I'm new to Rust. I'm learning Rust from "The Rust Programming Language" book on official rust-lang website. There is a code to find the first word from a string in the Slice Type section of "Understanding Ownership" chapter. The code is as below.
fn main() {
let mut greeting = String::from("Hello, Rust!");
let word = first_word(&greeting);
greeting.clear();
println!("{}", word);
}
fn first_word(s: &str) -> &str {
let bytes = s.as_bytes();
for (i, &item) in bytes.iter().enumerate() {
if item == b' ' {
return &s[0..i];
}
}
&s[..]
}
I get the following compiler error.
error[E0502]: cannot borrow `greeting` as mutable because it is also borrowed as immutable
--> src/main.rs:5:5
|
3 | let word = first_word(&greeting);
| --------- immutable borrow occurs here
4 |
5 | greeting.clear();
| ^^^^^^^^^^^^^^^^ mutable borrow occurs here
6 | println!("{}", word);
| ---- immutable borrow later used here
The problem here is about the immutable borrow that the first_word
function has. What I don't understand is that, any function should drop all references it has when it goes out of scope. So why is the immutable borrow of greeting
still in the scope? It should have been dropped after the third line.

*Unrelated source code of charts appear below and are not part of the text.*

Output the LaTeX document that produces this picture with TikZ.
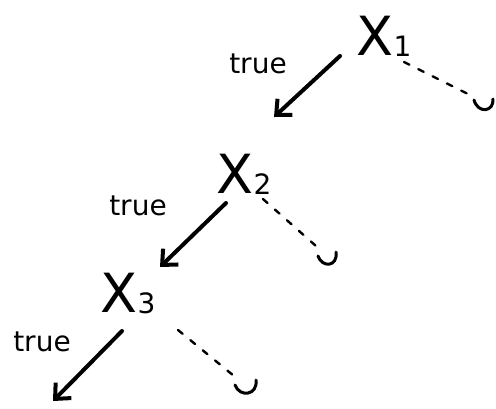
\documentclass[tikz,border=0pt]{standalone}
\usepackage{fontspec}
\setmainfont{DejaVu Sans}
\usetikzlibrary{arrows.meta}
\newcommand{\subidx}[1]{\raisebox{-1pt}{\fontsize{28}{28}\selectfont #1}}
\begin{document}
\begin{tikzpicture}[x=1pt,y=-1pt,
  var/.style={inner sep=0pt,font=\fontsize{54}{54}\selectfont},
  lab/.style={inner sep=0pt,font=\fontsize{28}{28}\selectfont},
  truearrow/.style={line width=4pt,line cap=round,-{Straight Barb[length=12pt,width=22pt,line width=4pt]}},
  falseedge/.style={line width=2.4pt,line cap=round,dash pattern=on 6pt off 10pt},
  hook/.style={line width=3pt,line cap=round}]
\useasboundingbox (0,0) rectangle (496,408);
% level 1
\node[var] (x1) at (384,36) {X\subidx{1}};
\node[lab] (t1) at (258,64) {true};
\coordinate (a1s) at (340,56);
\coordinate (a1e) at (274,117);
\coordinate (d1s) at (404,62);
\coordinate (d1e) at (472,96);
\draw[truearrow] (a1s) -- (a1e);
\draw[falseedge] (d1s) -- (d1e);
\draw[hook] (474,100) .. controls (478,114) and (494,112) .. (493,99);
% level 2
\node[var] (x2) at (244,174) {X\subidx{2}};
\node[lab] (t2) at (138,206) {true};
\coordinate (a2s) at (226,203);
\coordinate (a2e) at (160,267);
\coordinate (d2s) at (263,199);
\coordinate (d2e) at (316,246);
\draw[truearrow] (a2s) -- (a2e);
\draw[falseedge] (d2s) -- (d2e);
\draw[hook] (318,256) .. controls (322,268) and (338,267) .. (336,252);
% level 3
\node[var] (x3) at (128,294) {X\subidx{3}};
\node[lab] (t3) at (42,342) {true};
\coordinate (a3s) at (122,331);
\coordinate (a3e) at (53,401);
\coordinate (d3s) at (178,330);
\coordinate (d3e) at (234,376);
\draw[truearrow] (a3s) -- (a3e);
\draw[falseedge] (d3s) -- (d3e);
\draw[hook] (235,385) .. controls (240,398) and (258,395) .. (256,380);
\end{tikzpicture}
\end{document}
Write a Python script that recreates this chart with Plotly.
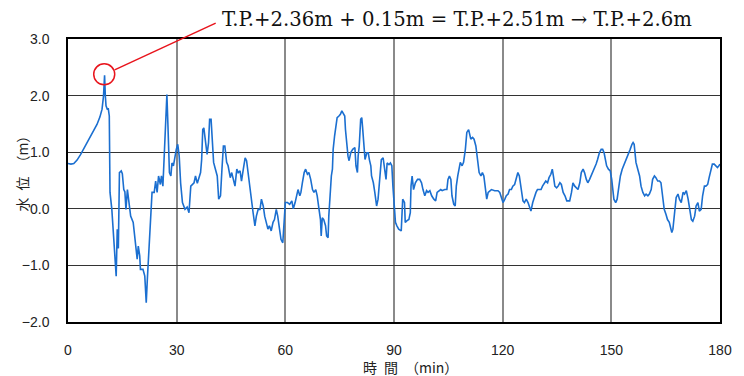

I guess I'm doing something wrong in the first_word
function and the immutable borrow is not dropped because of that. I don't really know what to do here.
I would appreciate if anyone can give an explanation on this. Thank you!
The problem here was that I misunderstood the concept of refrences a little bit. I assumed that the string slice returned by the first_word
function is a different object than the actual string so it would not be considered a reference to the actual string. But, because the slice type itself has a reference to the actual string object, the word
variable indirectly has a reference to the actual string. Because of that the string was still considered borrowed.
It was my misunderstanding in the concept. Sorry for the trouble.